Résonnant fortement avec notre propos, la formule d’Hannah Arendt « je n’ai jamais aimé les peuples. Je n’aime que mes amis » ouvre la voie à une pratique stratégique des identités. L’amitié est un point de dislocation des identités. Si elles ne sont pas niées, si elles gardent la place d’exister, c’est toutefois sans polariser l’ami, mais simplement en soulignant une appartenance, une singularité. L’ami est celui qui ne voit pas la généralité de l’appartenance identitaire, mais l’originalité. Un basculement infime et le monde s’en trouve pleinement transformé.
DIVA
[1] Judith Butler, Trouble dans le genre : le féminisme et la subversion des identités, 2006, éditions La Découverte.

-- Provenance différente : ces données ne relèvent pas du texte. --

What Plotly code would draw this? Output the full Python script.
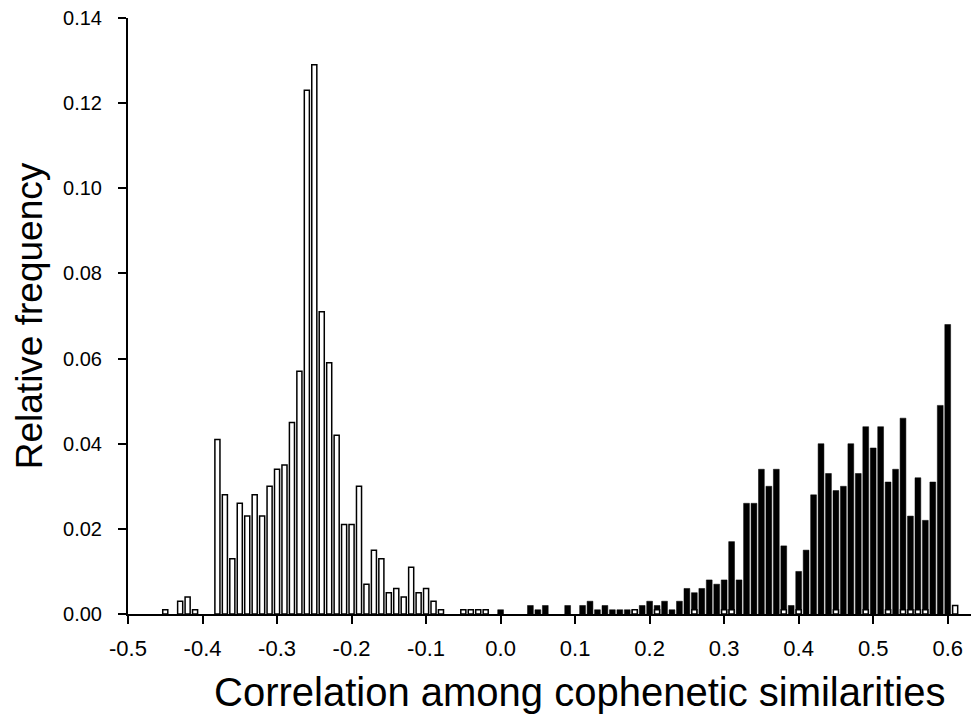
import plotly.graph_objects as go

# Open (white) histogram: bin centres and relative frequencies
white_x = [-0.45, -0.43, -0.42, -0.41,
           -0.38, -0.37, -0.36, -0.35, -0.34, -0.33, -0.32, -0.31, -0.30, -0.29,
           -0.28, -0.27, -0.26, -0.25, -0.24, -0.23, -0.22, -0.21, -0.20, -0.19,
           -0.18, -0.17, -0.16, -0.15, -0.14, -0.13, -0.12, -0.11, -0.10, -0.09,
           -0.08, -0.05, -0.04, -0.03, -0.02,
           0.18, 0.21, 0.26, 0.30, 0.31, 0.38, 0.40, 0.45, 0.49, 0.52, 0.54,
           0.55, 0.56, 0.57, 0.61, 0.64]
white_y = [0.001, 0.003, 0.004, 0.001,
           0.041, 0.028, 0.013, 0.026, 0.023, 0.028, 0.023, 0.030, 0.034, 0.035,
           0.045, 0.057, 0.123, 0.129, 0.071, 0.059, 0.042, 0.021, 0.021, 0.030,
           0.007, 0.015, 0.013, 0.005, 0.006, 0.004, 0.011, 0.005, 0.006, 0.003,
           0.001, 0.001, 0.001, 0.001, 0.001,
           0.001, 0.001, 0.001, 0.001, 0.001, 0.001, 0.001, 0.001, 0.001, 0.001, 0.001,
           0.001, 0.001, 0.001, 0.002, 0.001]

# Filled (black) histogram
black_x = [0.00, 0.04, 0.05, 0.06, 0.09, 0.11, 0.12, 0.13, 0.14, 0.15, 0.16,
           0.17, 0.18, 0.19, 0.20, 0.21, 0.22, 0.23, 0.24, 0.25, 0.26, 0.27,
           0.28, 0.29, 0.30, 0.31, 0.32, 0.33, 0.34, 0.35, 0.36, 0.37, 0.38,
           0.39, 0.40, 0.41, 0.42, 0.43, 0.44, 0.45, 0.46, 0.47, 0.48, 0.49,
           0.50, 0.51, 0.52, 0.53, 0.54, 0.55, 0.56, 0.57, 0.58, 0.59, 0.60]
black_y = [0.001, 0.002, 0.001, 0.002, 0.002, 0.002, 0.003, 0.001, 0.002, 0.001, 0.001,
           0.001, 0.001, 0.002, 0.003, 0.002, 0.003, 0.001, 0.003, 0.006, 0.005, 0.006,
           0.008, 0.007, 0.008, 0.017, 0.008, 0.026, 0.026, 0.034, 0.030, 0.034, 0.016,
           0.002, 0.010, 0.015, 0.028, 0.040, 0.033, 0.029, 0.030, 0.040, 0.033, 0.044,
           0.039, 0.044, 0.031, 0.034, 0.046, 0.023, 0.032, 0.022, 0.031, 0.049, 0.068]

x_ticks = [-0.5, -0.4, -0.3, -0.2, -0.1, 0.0, 0.1, 0.2, 0.3, 0.4, 0.5, 0.6]
x_tick_labels = ["-0.5", "-0.4", "-0.3", "-0.2", "-0.1", "0.0", "0.1", "0.2", "0.3", "0.4", "0.5", "0.6"]
y_ticks = [0.00, 0.02, 0.04, 0.06, 0.08, 0.10, 0.12, 0.14]
y_tick_labels = ["0.00", "0.02", "0.04", "0.06", "0.08", "0.10", "0.12", "0.14"]

x_title = "Correlation among cophenetic similarities"
y_title = "Relative frequency"

FONT = "Liberation Sans, Arial, Helvetica, sans-serif"

fig = go.Figure()
fig.add_trace(go.Bar(
    x=black_x, y=black_y, width=0.0078,
    marker=dict(color="black", line=dict(color="black", width=0.5)),
    showlegend=False,
))
fig.add_trace(go.Bar(
    x=white_x, y=white_y, width=0.0068,
    marker=dict(color="white", line=dict(color="black", width=1.5)),
    showlegend=False,
))

# page has an 8px body margin, so the figure is sized/offset to compensate
fig.update_layout(
    width=971, height=708,
    margin=dict(l=120, r=0, t=10, b=102),
    paper_bgcolor="white", plot_bgcolor="white",
    barmode="overlay",
    font=dict(family=FONT, color="black"),
    xaxis=dict(
        range=[-0.5, 0.642], automargin=False,
        tickmode="array", tickvals=x_ticks, ticktext=x_tick_labels,
        showgrid=False, zeroline=False,
        showline=True, linecolor="black", linewidth=2,
        ticks="outside", ticklen=8, tickwidth=2, tickcolor="black",
        tickfont=dict(size=22, family=FONT), ticklabelstandoff=6,
        ticklabeloverflow="allow",
    ),
    yaxis=dict(
        range=[0, 0.14], automargin=False,
        tickmode="array", tickvals=y_ticks, ticktext=y_tick_labels,
        showgrid=False, zeroline=False,
        showline=True, linecolor="black", linewidth=2,
        ticks="outside", ticklen=8, tickwidth=2, tickcolor="black",
        tickfont=dict(size=20, family=FONT), ticklabelstandoff=12,
        ticklabeloverflow="allow",
        title=dict(text=y_title, font=dict(size=37, family=FONT), standoff=9),
    ),
    annotations=[dict(
        text=x_title, xref="paper", yref="paper",
        x=0.531, y=-0.131, xanchor="center", yanchor="middle",
        showarrow=False, font=dict(size=40, family=FONT),
    )],
)

fig.write_html("out.html")
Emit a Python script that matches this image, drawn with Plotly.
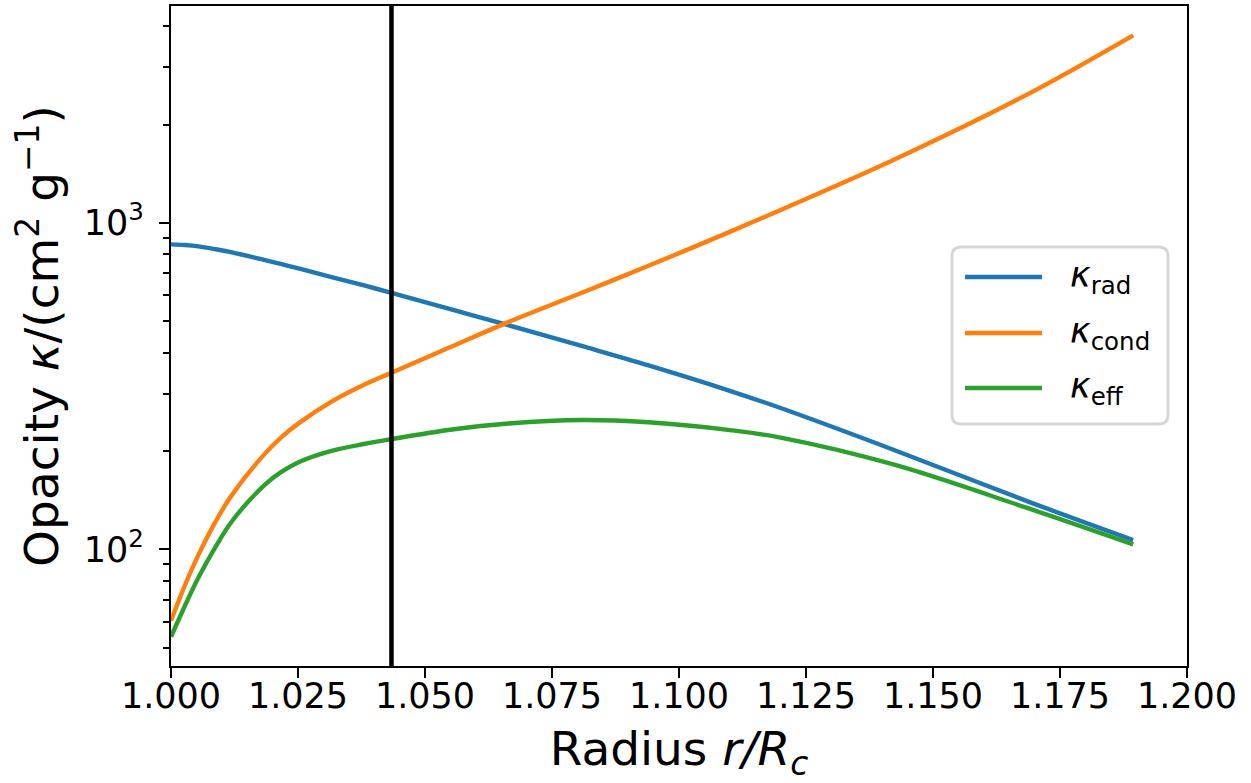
import plotly.graph_objects as go

# Normalised radius r/R_c
radius = [1.0, 1.0027, 1.0054, 1.0088, 1.012, 1.0185, 1.0218, 1.0251, 1.0316, 1.0382, 1.0434,
          1.055, 1.0664, 1.081, 1.094, 1.110, 1.120, 1.1422, 1.1685, 1.1894]

# Opacities in cm^2 g^-1
kappa_rad = [859, 855, 847, 830, 812, 769, 747, 725, 682, 642, 610.5,
             544, 486, 419, 366, 306, 271, 202, 140.6, 106.8]
kappa_cond = [60.5, 77.4, 96.2, 121.8, 146.9, 196.5, 221.2, 243.2, 283.5, 320.4, 347.5,
              416.6, 496.6, 611.7, 738.7, 938.5, 1095, 1558, 2470, 3752]
kappa_eff = [54.0, 67, 82, 102, 122, 158, 173, 185, 200.4, 210.6, 217.6,
             232.5, 243, 249, 245, 232, 220, 182, 134, 103.6]

# Radius of the transition marker
r_marker = [1.0434]

series_names = ["κ_rad", "κ_cond", "κ_eff"]
series_labels = ["<i>κ</i><sub>rad</sub>", "<i>κ</i><sub>cond</sub>", "<i>κ</i><sub>eff</sub>"]
series_colors = ["#1f77b4", "#ff7f0e", "#2ca02c"]
series_values = [kappa_rad, kappa_cond, kappa_eff]

x_ticks = [1.0 + 0.025 * i for i in range(9)]
y_major = [100, 1000]
y_major_text = ["10<sup>2</sup>", "10<sup>3</sup>"]
y_minor = [50, 60, 70, 80, 90, 200, 300, 400, 500, 600, 700, 800, 900, 2000, 3000, 4000]

FONT = "DejaVu Sans"
W, H = 1251, 783
ML, MR, MT, MB = 171, 64, 6, 117

fig = go.Figure()
for name, color, vals in zip(series_names, series_colors, series_values):
    fig.add_trace(go.Scatter(
        x=radius, y=vals, mode="lines", name=name,
        line=dict(color=color, width=4.4, shape="spline", smoothing=1.0),
        showlegend=False,
    ))

# vertical marker line
fig.add_shape(type="line", xref="x", yref="paper",
              x0=r_marker[0], x1=r_marker[0], y0=0, y1=1,
              line=dict(color="black", width=4.5), layer="above")

# legend frame and entries (pixel layout converted to paper units)
pw, ph = W - ML - MR, H - MT - MB


def px2paper(px, py):
    return (px - ML) / pw, (H - MB - py) / ph


bx0, by1 = px2paper(952, 247)
bx1, by0 = px2paper(1168, 424)
rx, ry = 9 / pw, 9 / ph
frame = (f"M {bx0+rx},{by1} L {bx1-rx},{by1} Q {bx1},{by1} {bx1},{by1-ry} "
         f"L {bx1},{by0+ry} Q {bx1},{by0} {bx1-rx},{by0} "
         f"L {bx0+rx},{by0} Q {bx0},{by0} {bx0},{by0+ry} "
         f"L {bx0},{by1-ry} Q {bx0},{by1} {bx0+rx},{by1} Z")
fig.add_shape(type="path", xref="paper", yref="paper", path=frame,
              fillcolor="rgba(255,255,255,0.8)",
              line=dict(color="rgba(204,204,204,0.8)", width=2.9), layer="above")

entry_py = [277, 333, 388]
for label, color, py in zip(series_labels, series_colors, entry_py):
    lx0, ly = px2paper(965, py)
    lx1, _ = px2paper(1042, py)
    fig.add_shape(type="line", xref="paper", yref="paper",
                  x0=lx0, x1=lx1, y0=ly, y1=ly,
                  line=dict(color=color, width=4.4), layer="above")
    tx, _ = px2paper(1068, py)
    fig.add_annotation(xref="paper", yref="paper", x=tx, y=ly,
                       text=label, showarrow=False, xanchor="left", yanchor="middle",
                       font=dict(family=FONT, size=35, color="black"))

fig.update_layout(
    width=W, height=H,
    margin=dict(l=ML, r=MR, t=MT, b=MB, autoexpand=False),
    paper_bgcolor="white", plot_bgcolor="white",
    font=dict(family=FONT, size=35, color="black"),
    showlegend=False,
)

fig.update_xaxes(
    range=[1.0, 1.2], tickmode="array", tickvals=x_ticks,
    ticktext=[f"{v:.3f}" for v in x_ticks],
    ticks="outside", ticklen=10, tickwidth=2.2, tickcolor="black",
    showline=True, mirror=True, linecolor="black", linewidth=2.2,
    showgrid=False, zeroline=False, automargin=False,
    ticklabelstandoff=-12,
    tickfont=dict(family=FONT, size=35),
    title=dict(text="Radius <i>r/R</i><sub><i>c</i></sub>",
               font=dict(family=FONT, size=47), standoff=34),
)

fig.update_yaxes(
    type="log", range=[1.643, 3.664],
    tickmode="array", tickvals=y_major, ticktext=y_major_text,
    ticks="outside", ticklen=10, tickwidth=2.2, tickcolor="black",
    minor=dict(tickmode="array", tickvals=y_minor, ticks="outside",
               ticklen=5.5, tickwidth=1.7, tickcolor="black", showgrid=False),
    showline=True, mirror=True, linecolor="black", linewidth=2.2,
    showgrid=False, zeroline=False, automargin=False,
    ticklabelstandoff=8,
    tickfont=dict(family=FONT, size=35),
    title=dict(text="Opacity <i>κ</i>/(cm<sup>2</sup> g<sup>−1</sup>)",
               font=dict(family=FONT, size=47), standoff=10),
)

fig.write_html("out.html")
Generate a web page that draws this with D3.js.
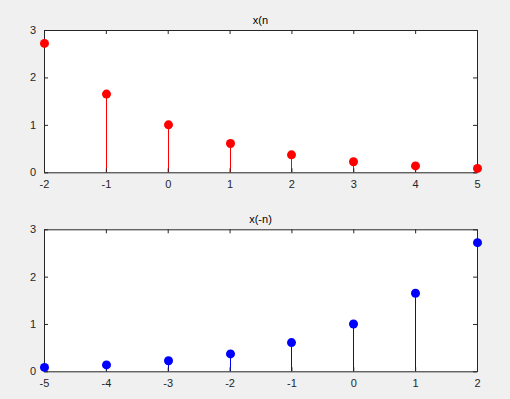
<!DOCTYPE html>
<html lang="en">
<head>
<meta charset="UTF-8">
<title>x(n) and x(-n)</title>
<style>
    body { margin: 0; padding: 0; background-color: #f0f0f0; }
    svg { display: block; font-family: "Liberation Sans", Arial, sans-serif; }
</style>
</head>
<body>
<svg width="510" height="399"></svg>
<script src="https://d3js.org/d3.v7.min.js"></script>
<script>
    // data
    let nTop = [-2, -1, 0, 1, 2, 3, 4, 5];
    let xTop = [2.718, 1.649, 1.0, 0.607, 0.368, 0.223, 0.135, 0.082];
    let nBottom = [-5, -4, -3, -2, -1, 0, 1, 2];
    let xBottom = [0.082, 0.135, 0.223, 0.368, 0.607, 1.0, 1.649, 2.718];
    let yTicks = [0, 1, 2, 3];

    let svg = d3.select("svg");
    let left = 44, right = 477;

    function stemPlot(top, bottom, ns, vals, color, title) {
        let x = d3.scaleLinear().domain(d3.extent(ns)).range([left, right]);
        let y = d3.scaleLinear().domain([0, 3]).range([bottom, top]);
        let g = svg.append("g");
        let fmt = d => String(d); // plain hyphen minus, like MATLAB

        g.append("rect")
            .attr("x", left).attr("y", top)
            .attr("width", right - left).attr("height", bottom - top)
            .attr("fill", "white");

        let pts = ns.map((n, i) => ({ n: n, v: vals[i] }));

        g.selectAll(".stem").data(pts).enter().append("line")
            .attr("x1", d => Math.round(x(d.n)) + 0.5).attr("x2", d => Math.round(x(d.n)) + 0.5)
            .attr("y1", y(0)).attr("y2", d => y(d.v))
            .attr("stroke", color).attr("stroke-width", 1);

        // axes with inward ticks, MATLAB box style
        let axX = g.append("g").attr("transform", `translate(0,${bottom})`)
            .call(d3.axisBottom(x).tickValues(ns).tickSizeInner(-4).tickSizeOuter(0).tickPadding(8).tickFormat(fmt));
        let axXt = g.append("g").attr("transform", `translate(0,${top})`)
            .call(d3.axisTop(x).tickValues(ns).tickSizeInner(-4).tickSizeOuter(0).tickFormat(""));
        let axY = g.append("g").attr("transform", `translate(${left},0)`)
            .call(d3.axisLeft(y).tickValues(yTicks).tickSizeInner(-4).tickSizeOuter(0).tickPadding(8).tickFormat(fmt));
        let axYr = g.append("g").attr("transform", `translate(${right},0)`)
            .call(d3.axisRight(y).tickValues(yTicks).tickSizeInner(-4).tickSizeOuter(0).tickFormat(""));

        [axX, axXt, axY, axYr].forEach(a => {
            a.select(".domain").attr("stroke", "#262626");
            a.selectAll(".tick line").attr("stroke", "#262626");
            a.selectAll("text").attr("fill", "#262626").style("font-size", "11px");
        });

        g.selectAll(".dot").data(pts).enter().append("circle")
            .attr("cx", d => Math.round(x(d.n)) + 0.5).attr("cy", d => y(d.v))
            .attr("r", 4.5).attr("fill", color);

        g.append("text")
            .attr("x", (left + right) / 2).attr("y", top - 6)
            .attr("text-anchor", "middle")
            .attr("fill", "black")
            .style("font-size", "11px")
            .text(title);
    }

    stemPlot(30, 172.3, nTop, xTop, "red", "x(n");
    stemPlot(229.3, 371.3, nBottom, xBottom, "blue", "x(-n)");
</script>
</body>
</html>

[2] Monique Wittig, La pensée straight, 2018, éditions Amsterdam.
[3] Giorgio Agamben, Le pouvoir souverain et la vie nue, 1997, éditions du Seuil, collection « l’ordre philosophique ».
[4] Giorgio Agamben, Profanations, éloge de la profanation, 2005, éditions Payot-Rivages, collection Bibliothèque Rivages.
[5] Giorgio Agamben, La communauté qui vient, théorie de la singularité quelconque, 1990, éditions du Seuil, collection « la librairie du XXe siècle ».
[6] Giorgio Agamben, Profanations, éloge de la profanation, 2005, éditions Payot-Rivages, collection Bibliothèque Rivages.